◆ **Exercise**
Return each line of the data below verbatim; pictures are to be left out.

◆ **Extracted records**
--------------------

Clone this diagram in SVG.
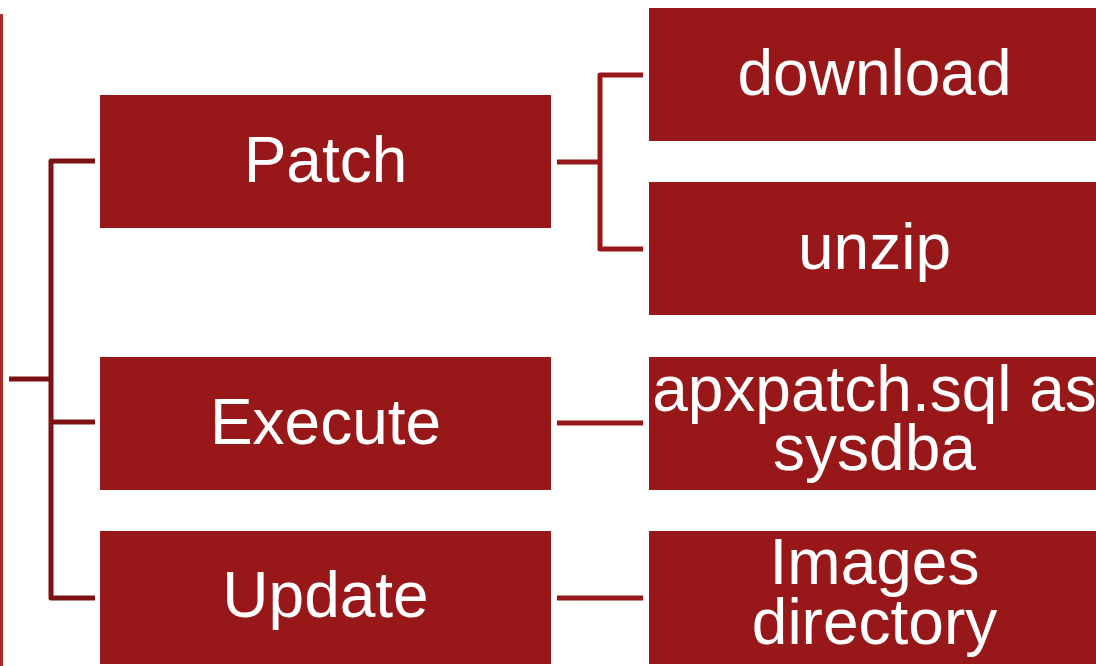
<svg xmlns="http://www.w3.org/2000/svg" width="1096" height="666" viewBox="0 0 1096 666">
<style>
.box{fill:#98181a}
.t{font-family:"Liberation Sans",Arial,sans-serif;font-size:64px;fill:#ffffff;text-anchor:middle}
.cl{fill:none;stroke:#7c1213;stroke-width:5;stroke-linejoin:round}
.cr{fill:none;stroke:#98181a;stroke-width:5;stroke-linejoin:round}
</style>
<rect x="0" y="0" width="1096" height="666" fill="#ffffff"/>
<g id="root"><rect x="0" y="14" width="3" height="652" fill="#a82a2a"/></g>
<g id="connectors">
<path class="cl" d="M9 379 H51 M95 161 H51 V598 H95 M51 422 H95"/>
<path class="cr" d="M557 162 H600 M643 75 H600 V249 H643"/>
<path class="cr" d="M557 423 H643"/>
<path class="cr" d="M557 598 H643"/>
</g>
<g id="patch"><rect class="box" x="100" y="95" width="451" height="133"/><text class="t" x="325.5" y="182">Patch</text></g>
<g id="execute"><rect class="box" x="100" y="357" width="451" height="133"/><text class="t" x="325.5" y="444">Execute</text></g>
<g id="update"><rect class="box" x="100" y="531" width="451" height="133"/><text class="t" x="325.5" y="617">Update</text></g>
<g id="download"><rect class="box" x="649" y="8" width="451" height="133"/><text class="t" x="874.5" y="95">download</text></g>
<g id="unzip"><rect class="box" x="649" y="182" width="451" height="133"/><text class="t" x="874.5" y="269">unzip</text></g>
<g id="apxpatch"><rect class="box" x="649" y="357" width="451" height="133"/><text class="t" x="874.5" y="411">apxpatch.sql as</text><text class="t" x="874.5" y="470">sysdba</text></g>
<g id="images"><rect class="box" x="649" y="531" width="451" height="133"/><text class="t" x="874.5" y="584">Images</text><text class="t" x="874.5" y="644">directory</text></g>
</svg>
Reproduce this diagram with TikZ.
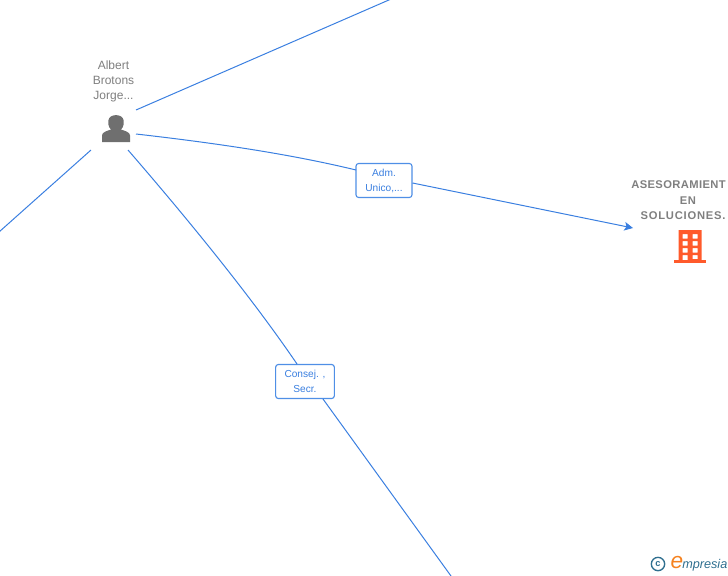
\documentclass[tikz,border=0pt]{standalone}
\usepackage{fontspec}
\setmainfont{Liberation Sans}
\usetikzlibrary{arrows.meta}
\definecolor{edgeblue}{HTML}{3A7FE0}
\definecolor{boxblue}{HTML}{4F8FE6}
\definecolor{labelgrey}{HTML}{7F7F7F}
\definecolor{icongrey}{HTML}{6F6F6F}
\definecolor{bldorange}{HTML}{FF5A2B}
\definecolor{logoblue}{HTML}{2F6F8F}
\definecolor{logoorange}{HTML}{F58220}
\tikzset{
  x=0.75pt,y=-0.75pt,
  edgeline/.style={draw=edgeblue,line width=0.75pt},
  rolebox/.style={draw=boxblue,fill=white,rounded corners=2pt,line width=0.85pt,text=edgeblue,
    font=\fontsize{7.6pt}{11.2pt}\selectfont,align=center,inner sep=0pt},
  namelabel/.style={text=labelgrey,font=\fontsize{9pt}{11.2pt}\selectfont,align=center,inner sep=0pt},
  firmlabel/.style={text=labelgrey,font=\fontsize{8.4pt}{11.2pt}\selectfont\bfseries,align=center,inner sep=0pt},
}
\begin{document}
\begin{tikzpicture}
\useasboundingbox (0,0) rectangle (728,575);
% role boxes
\node[rolebox,minimum width=42pt,minimum height=25.5pt,text depth=0pt] (adm) at (384,180.5) {Adm.\\Unico,...};
\node[rolebox,minimum width=44pt,minimum height=25.5pt] (consej) at (305,381.5) {Consej. ,\\Secr.};
% anchors of free ends
\coordinate (pTop) at (136,110);
\coordinate (pRight) at (136,134);
\coordinate (pLeft) at (91,150);
\coordinate (pDown) at (128,150);
\coordinate (offTop) at (390,-0.5);
\coordinate (offLeft) at (-1,232);
\coordinate (offBottom) at (451,576);
\coordinate (firmIn) at (633,228);
\coordinate (admIn) at (356,170);
\coordinate (admOut) at (412.5,183);
\coordinate (conIn) at (297,364);
\coordinate (conOut) at (323,399);
% connectors
\draw[edgeline] (pTop) -- (offTop);
\draw[edgeline] (pLeft) -- (offLeft);
\draw[edgeline] (pRight) .. controls (215,143) and (290,154) .. (admIn);
\draw[edgeline,-{Stealth[length=6.5pt,width=6.5pt,inset=1.5pt]}] (admOut) -- (firmIn);
\draw[edgeline] (pDown) .. controls (180,210) and (248,292) .. (conIn);
\draw[edgeline] (conOut) -- (offBottom);
% person
\node[namelabel] (person) at (113.5,81.5) {Albert\\Brotons\\Jorge...};
\fill[icongrey] (102,142) -- (102,135.5) .. controls (102,132) and (107,131) .. (111,129.5)
  .. controls (108,127) and (108,122) .. (108.5,120) .. controls (109.5,113.5) and (122.5,113.5) .. (123.5,120)
  .. controls (124,122) and (124,127) .. (121,129.5) .. controls (125,131) and (130,132) .. (130,135.5)
  -- (130,142) -- cycle;
% firm
\node[firmlabel,anchor=north west] (firm1) at (631,180) {\addfontfeature{LetterSpace=3.5}ASESORAMIENT};
\node[firmlabel] (firm2) at (688,200.5) {\addfontfeature{LetterSpace=5}EN};
\node[firmlabel] (firm3) at (683,215.5) {\addfontfeature{LetterSpace=7}SOLUCIONES.};
\fill[bldorange,even odd rule] (678.5,230) rectangle (701.5,260)
  (682.5,234) rectangle (687.5,238.5) (692.5,234) rectangle (697.5,238.5)
  (682.5,241) rectangle (687.5,245.5) (692.5,241) rectangle (697.5,245.5)
  (682.5,248) rectangle (687.5,252.5) (692.5,248) rectangle (697.5,252.5)
  (682.5,255) rectangle (687.5,260) (692.5,255) rectangle (697.5,259);
\fill[bldorange] (674,260) rectangle (706,263);
% logo
\node[draw=logoblue,line width=1pt,circle,minimum size=10pt,inner sep=0pt,text=logoblue,font=\fontsize{7pt}{7pt}\selectfont\bfseries] (copy) at (658,564) {c};
\node[text=logoorange,font=\fontsize{17pt}{17pt}\selectfont\itshape,inner sep=0pt] (logoe) at (677,563) {e};
\node[text=logoblue,font=\fontsize{9.5pt}{10pt}\selectfont\itshape,inner sep=0pt,anchor=west] (logot) at (682,565) {mpresia};
\end{tikzpicture}
\end{document}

--------------------

◆ **Result for this exercise**
Clone this diagram in SVG.
<svg xmlns="http://www.w3.org/2000/svg" width="1096" height="666" viewBox="0 0 1096 666">
<style>
.box{fill:#98181a}
.t{font-family:"Liberation Sans",Arial,sans-serif;font-size:64px;fill:#ffffff;text-anchor:middle}
.cl{fill:none;stroke:#7c1213;stroke-width:5;stroke-linejoin:round}
.cr{fill:none;stroke:#98181a;stroke-width:5;stroke-linejoin:round}
</style>
<rect x="0" y="0" width="1096" height="666" fill="#ffffff"/>
<g id="root"><rect x="0" y="14" width="3" height="652" fill="#a82a2a"/></g>
<g id="connectors">
<path class="cl" d="M9 379 H51 M95 161 H51 V598 H95 M51 422 H95"/>
<path class="cr" d="M557 162 H600 M643 75 H600 V249 H643"/>
<path class="cr" d="M557 423 H643"/>
<path class="cr" d="M557 598 H643"/>
</g>
<g id="patch"><rect class="box" x="100" y="95" width="451" height="133"/><text class="t" x="325.5" y="182">Patch</text></g>
<g id="execute"><rect class="box" x="100" y="357" width="451" height="133"/><text class="t" x="325.5" y="444">Execute</text></g>
<g id="update"><rect class="box" x="100" y="531" width="451" height="133"/><text class="t" x="325.5" y="617">Update</text></g>
<g id="download"><rect class="box" x="649" y="8" width="451" height="133"/><text class="t" x="874.5" y="95">download</text></g>
<g id="unzip"><rect class="box" x="649" y="182" width="451" height="133"/><text class="t" x="874.5" y="269">unzip</text></g>
<g id="apxpatch"><rect class="box" x="649" y="357" width="451" height="133"/><text class="t" x="874.5" y="411">apxpatch.sql as</text><text class="t" x="874.5" y="470">sysdba</text></g>
<g id="images"><rect class="box" x="649" y="531" width="451" height="133"/><text class="t" x="874.5" y="584">Images</text><text class="t" x="874.5" y="644">directory</text></g>
</svg>
Reproduce this diagram with TikZ.
\documentclass[tikz,border=0pt]{standalone}
\usepackage{fontspec}
\setmainfont{Liberation Sans}
\usetikzlibrary{arrows.meta}
\definecolor{edgeblue}{HTML}{3A7FE0}
\definecolor{boxblue}{HTML}{4F8FE6}
\definecolor{labelgrey}{HTML}{7F7F7F}
\definecolor{icongrey}{HTML}{6F6F6F}
\definecolor{bldorange}{HTML}{FF5A2B}
\definecolor{logoblue}{HTML}{2F6F8F}
\definecolor{logoorange}{HTML}{F58220}
\tikzset{
  x=0.75pt,y=-0.75pt,
  edgeline/.style={draw=edgeblue,line width=0.75pt},
  rolebox/.style={draw=boxblue,fill=white,rounded corners=2pt,line width=0.85pt,text=edgeblue,
    font=\fontsize{7.6pt}{11.2pt}\selectfont,align=center,inner sep=0pt},
  namelabel/.style={text=labelgrey,font=\fontsize{9pt}{11.2pt}\selectfont,align=center,inner sep=0pt},
  firmlabel/.style={text=labelgrey,font=\fontsize{8.4pt}{11.2pt}\selectfont\bfseries,align=center,inner sep=0pt},
}
\begin{document}
\begin{tikzpicture}
\useasboundingbox (0,0) rectangle (728,575);
% role boxes
\node[rolebox,minimum width=42pt,minimum height=25.5pt,text depth=0pt] (adm) at (384,180.5) {Adm.\\Unico,...};
\node[rolebox,minimum width=44pt,minimum height=25.5pt] (consej) at (305,381.5) {Consej. ,\\Secr.};
% anchors of free ends
\coordinate (pTop) at (136,110);
\coordinate (pRight) at (136,134);
\coordinate (pLeft) at (91,150);
\coordinate (pDown) at (128,150);
\coordinate (offTop) at (390,-0.5);
\coordinate (offLeft) at (-1,232);
\coordinate (offBottom) at (451,576);
\coordinate (firmIn) at (633,228);
\coordinate (admIn) at (356,170);
\coordinate (admOut) at (412.5,183);
\coordinate (conIn) at (297,364);
\coordinate (conOut) at (323,399);
% connectors
\draw[edgeline] (pTop) -- (offTop);
\draw[edgeline] (pLeft) -- (offLeft);
\draw[edgeline] (pRight) .. controls (215,143) and (290,154) .. (admIn);
\draw[edgeline,-{Stealth[length=6.5pt,width=6.5pt,inset=1.5pt]}] (admOut) -- (firmIn);
\draw[edgeline] (pDown) .. controls (180,210) and (248,292) .. (conIn);
\draw[edgeline] (conOut) -- (offBottom);
% person
\node[namelabel] (person) at (113.5,81.5) {Albert\\Brotons\\Jorge...};
\fill[icongrey] (102,142) -- (102,135.5) .. controls (102,132) and (107,131) .. (111,129.5)
  .. controls (108,127) and (108,122) .. (108.5,120) .. controls (109.5,113.5) and (122.5,113.5) .. (123.5,120)
  .. controls (124,122) and (124,127) .. (121,129.5) .. controls (125,131) and (130,132) .. (130,135.5)
  -- (130,142) -- cycle;
% firm
\node[firmlabel,anchor=north west] (firm1) at (631,180) {\addfontfeature{LetterSpace=3.5}ASESORAMIENT};
\node[firmlabel] (firm2) at (688,200.5) {\addfontfeature{LetterSpace=5}EN};
\node[firmlabel] (firm3) at (683,215.5) {\addfontfeature{LetterSpace=7}SOLUCIONES.};
\fill[bldorange,even odd rule] (678.5,230) rectangle (701.5,260)
  (682.5,234) rectangle (687.5,238.5) (692.5,234) rectangle (697.5,238.5)
  (682.5,241) rectangle (687.5,245.5) (692.5,241) rectangle (697.5,245.5)
  (682.5,248) rectangle (687.5,252.5) (692.5,248) rectangle (697.5,252.5)
  (682.5,255) rectangle (687.5,260) (692.5,255) rectangle (697.5,259);
\fill[bldorange] (674,260) rectangle (706,263);
% logo
\node[draw=logoblue,line width=1pt,circle,minimum size=10pt,inner sep=0pt,text=logoblue,font=\fontsize{7pt}{7pt}\selectfont\bfseries] (copy) at (658,564) {c};
\node[text=logoorange,font=\fontsize{17pt}{17pt}\selectfont\itshape,inner sep=0pt] (logoe) at (677,563) {e};
\node[text=logoblue,font=\fontsize{9.5pt}{10pt}\selectfont\itshape,inner sep=0pt,anchor=west] (logot) at (682,565) {mpresia};
\end{tikzpicture}
\end{document}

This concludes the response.